The love is still there. All of it. And for all I know, it won't go away for a very long time. But the trust is gone. The sadness is so strong and the disappointment and anger are two things that keep hurting me with every second that goes by. I get him now. I get his fears now and I am angry at myself for not having understood earlier, for having been in denial. I want to hold his head and tell him it will be alright. That he deserves all of me and that he will have all of me, but that he needs to be happy first, and that he will find happiness if he truly believes in himself and that he deserves all of this.

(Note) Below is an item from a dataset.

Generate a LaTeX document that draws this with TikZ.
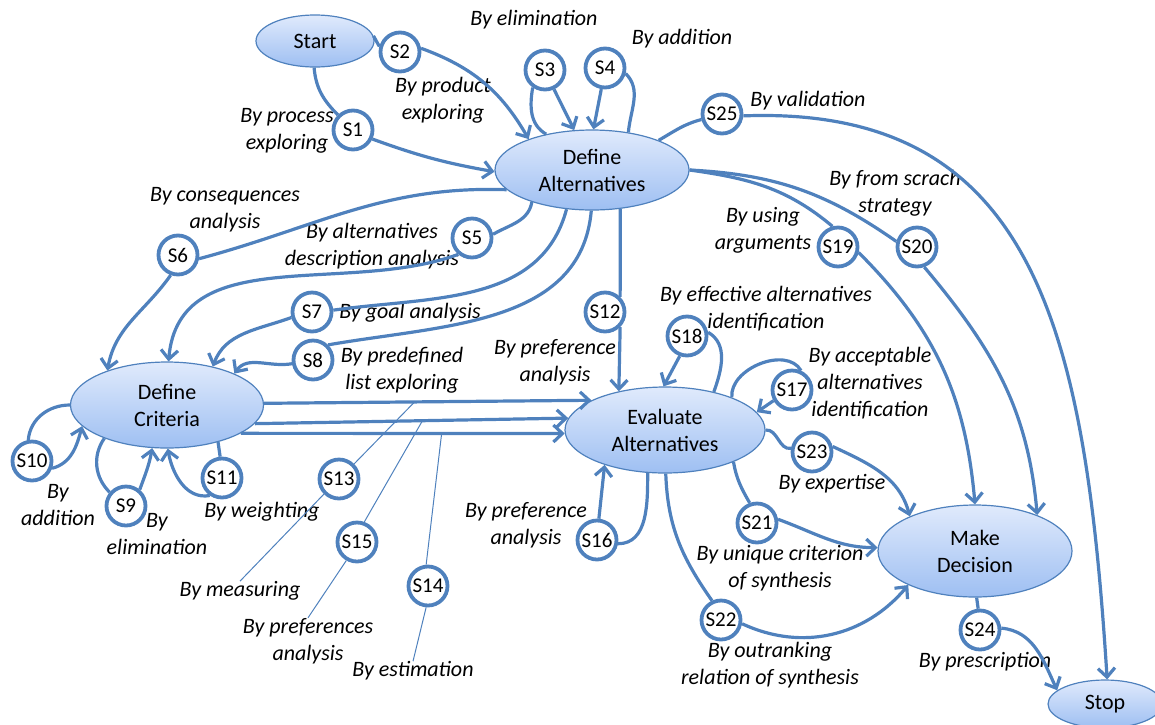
\documentclass[tikz,border=0pt]{standalone}
\usepackage{fontspec}
\setmainfont{Carlito}
\usetikzlibrary{arrows.meta,shapes.geometric}
\definecolor{ln}{RGB}{79,129,189}
\definecolor{ftop}{RGB}{224,234,252}
\definecolor{fbot}{RGB}{158,191,242}
\begin{document}
\begin{tikzpicture}[x=0.5pt,y=-0.5pt,
  st/.style={ellipse, draw=ln, line width=0.6pt, top color=ftop, bottom color=fbot, inner sep=0pt, align=center, font=\fontsize{11}{13.5}\selectfont},
  sn/.style={circle, draw=ln, line width=1.9pt, fill=white, minimum size=19.5pt, inner sep=0pt, font=\fontsize{10.5}{12}\selectfont},
  lb/.style={align=center, font=\fontsize{11}{13.5}\selectfont\itshape, inner sep=0pt},
  ed/.style={draw=ln, line width=1.6pt},
  ar/.style={ed, -{Straight Barb[length=4.5pt,width=8.5pt]}},
  th/.style={draw=ln, line width=0.5pt}]
\useasboundingbox (0,0) rectangle (1155,724);
% main states
\node[st, minimum width=59pt, minimum height=26pt] (start) at (315,41) {Start};
\node[st, minimum width=97pt, minimum height=40pt] (da) at (592,170) {Define\\Alternatives};
\node[st, minimum width=96.5pt, minimum height=43pt] (dc) at (167,405) {Define\\Criteria};
\node[st, minimum width=100pt, minimum height=43pt] (ea) at (665,430) {Evaluate\\Alternatives};
\node[st, minimum width=97pt, minimum height=46pt] (md) at (975,551) {Make\\Decision};
\node[st, minimum width=57pt, minimum height=24pt] (stop) at (1105,704) {Stop};
% strategy circles
\node[sn] (s1) at (353,130) {S1};
\node[sn] (s2) at (400,52) {S2};
\node[sn] (s3) at (545,70) {S3};
\node[sn] (s4) at (605,68) {S4};
\node[sn] (s5) at (472,238) {S5};
\node[sn] (s6) at (178,255) {S6};
\node[sn] (s7) at (312,312) {S7};
\node[sn] (s8) at (313,360) {S8};
\node[sn] (s9) at (126,506) {S9};
\node[sn] (s10) at (32,461) {S10};
\node[sn] (s11) at (222,478) {S11};
\node[sn] (s12) at (605,312) {S12};
\node[sn] (s13) at (339,479) {S13};
\node[sn] (s14) at (428,586) {S14};
\node[sn] (s15) at (357,542) {S15};
\node[sn] (s16) at (597,540) {S16};
\node[sn] (s17) at (792,390) {S17};
\node[sn] (s18) at (687,336) {S18};
\node[sn] (s19) at (838,247) {S19};
\node[sn] (s20) at (917,247) {S20};
\node[sn] (s21) at (757,523) {S21};
\node[sn] (s22) at (721,620) {S22};
\node[sn] (s23) at (812,452) {S23};
\node[sn] (s24) at (980,630) {S24};
\node[sn] (s25) at (722,114) {S25};
% labels
\node[lb] (l3) at (534,20) {By elimination};
\node[lb] (l4) at (682,39) {By addition};
\node[lb] (l1) at (287,131) {By process\\exploring};
\node[lb] (l2) at (443,100) {By product\\exploring};
\node[lb] (l25) at (808,101) {By validation};
\node[lb] (l6) at (225,210) {By consequences\\analysis};
\node[lb] (l5) at (372,246) {By alternatives\\description analysis};
\node[lb] (l20) at (895,193) {By from scrach\\strategy};
\node[lb] (l19) at (763,230) {By using\\arguments};
\node[lb] (l7) at (410,313) {By goal analysis};
\node[lb] (l8) at (402,370) {By predefined\\list exploring};
\node[lb] (l18) at (766,309) {By effective alternatives\\identification};
\node[lb] (l12) at (555,362) {By preference\\analysis};
\node[lb] (l17) at (870,383) {By acceptable\\alternatives\\identification};
\node[lb] (l10) at (58,505) {By\\addition};
\node[lb] (l9) at (157,534) {By\\elimination};
\node[lb] (l11) at (262,512) {By weighting};
\node[lb] (l13) at (240,591) {By measuring};
\node[lb] (l15) at (308,641) {By preferences\\analysis};
\node[lb] (l14) at (413,671) {By estimation};
\node[lb] (l16) at (526,525) {By preference\\analysis};
\node[lb] (l23) at (832,484) {By expertise};
\node[lb] (l21) at (780,568) {By unique criterion\\of synthesis};
\node[lb] (l22) at (770,665) {By outranking\\relation of synthesis};
\node[lb] (l24) at (985,662) {By prescription};
% connectors
\draw[ed] (start.268) to[out=-85,in=135] (s1.135);
\draw[ar] (s1.-25) to[out=-20,in=170] (da.181);
\draw[ed] (start.5) -- (s2.165);
\draw[ar] (s2.10) to[out=-20,in=120] (da.154);
\draw[ed] (da.142) to[out=150,in=-100] (s3.235);
\draw[ar] (s3.-65) -- (da.114);
\draw[ar] (s4.-100) -- (da.88);
\draw[ed] (s4.-15) to[out=-45,in=85] (da.46);
\draw[ed] (da.24) to[out=30,in=195] (s25.195);
\draw[ar] (s25.-5) .. controls (1035,105) and (1085,330) .. (stop.85);
\draw[ed] (da.193) to[out=178,in=15] (s6.-10);
\draw[ar] (s6.-110) to[out=-125,in=80] (dc.150);
\draw[ed] (da.208) to[out=-100,in=30] (s5.10);
\draw[ar] (s5.-130) to[out=200,in=85] (dc.88);
\draw[ed] (da.237) to[out=-105,in=8] (s7.5);
\draw[ar] (s7.195) to[out=200,in=70] (dc.40);
\draw[ed] (da.269) to[out=-95,in=10] (s8.45);
\draw[ar] (s8.190) to[out=190,in=55] (dc.25);
\draw[ed] (da.306) -- (s12.45);
\draw[ar] (s12.-45) -- (ea.140);
\draw[ar] (dc.1) -- coordinate[pos=0.46](m13) (ea.158);
\draw[ar] (dc.348) -- coordinate[pos=0.535](m15) (ea.173);
\draw[ar] (dc.339) -- coordinate[pos=0.62](m14) (ea.182);
\draw[th] (m13) -- (s13.45);
\draw[th] (s13.225) -- (l13.north);
\draw[th] (m15) -- (s15.70);
\draw[th] (s15.240) -- (l15.north);
\draw[th] (m14) -- (s14.95);
\draw[th] (s14.265) -- (l14.north);
\draw[ed] (dc.180) to[out=180,in=85] (s10.100);
\draw[ar] (s10.-20) to[out=15,in=-105] (dc.194);
\draw[ed] (dc.208) to[out=235,in=135] (s9.140);
\draw[ar] (s9.50) to[out=70,in=-100] (dc.251);
\draw[ed] (dc.324) -- (s11.95);
\draw[ar] (s11.235) to[out=190,in=-80] (dc.271);
\draw[ar] (s18.250) -- (ea.92);
\draw[ed] (s18.10) to[out=-30,in=70] (ea.38);
\draw[ed] (ea.26) to[out=95,in=120] (s17.65);
\draw[ar] (s17.210) -- (ea.11);
\draw[ed] (ea.248) to[out=-90,in=0] (s16.-10);
\draw[ar] (s16.85) -- (ea.210);
\draw[ed] (da.0) to[out=-8,in=140] (s19.105);
\draw[ar] (s19.-15) to[out=-45,in=95] (md.90);
\draw[ed] (da.0) to[out=-3,in=145] (s20.165);
\draw[ar] (s20.-70) to[out=-50,in=95] (md.30);
\draw[ed] (ea.0) to[out=5,in=190] (s23.170);
\draw[ar] (s23.15) to[out=-25,in=105] (md.152);
\draw[ed] (ea.335) to[out=-80,in=120] (s21.110);
\draw[ar] (s21.10) to[out=-20,in=180] (md.178);
\draw[ed] (ea.271) to[out=-88,in=125] (s22.115);
\draw[ar] (s22.-10) to[out=-25,in=-130] (md.207);
\draw[ed] (md.272) -- (s24.95);
\draw[ar] (s24.5) to[out=-5,in=115] (stop.164);
\end{tikzpicture}
\end{document}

I always thought he was the stronger one. But he wasn't. He carried my sadness on his shoulders for too long and it became him. And I was selfish. And now is he. For all I know, he truly believes he needs to do this, and the decision, as cowardly as it is, might make him the man I truly want.
There are so many profound thoughts, so many tears. They all say they don't matter. But these tears will always matter. I have always given my everything for love, and I wont stop now. I am stronger than I think. And so are you. Don't forget... YOLO, bitch.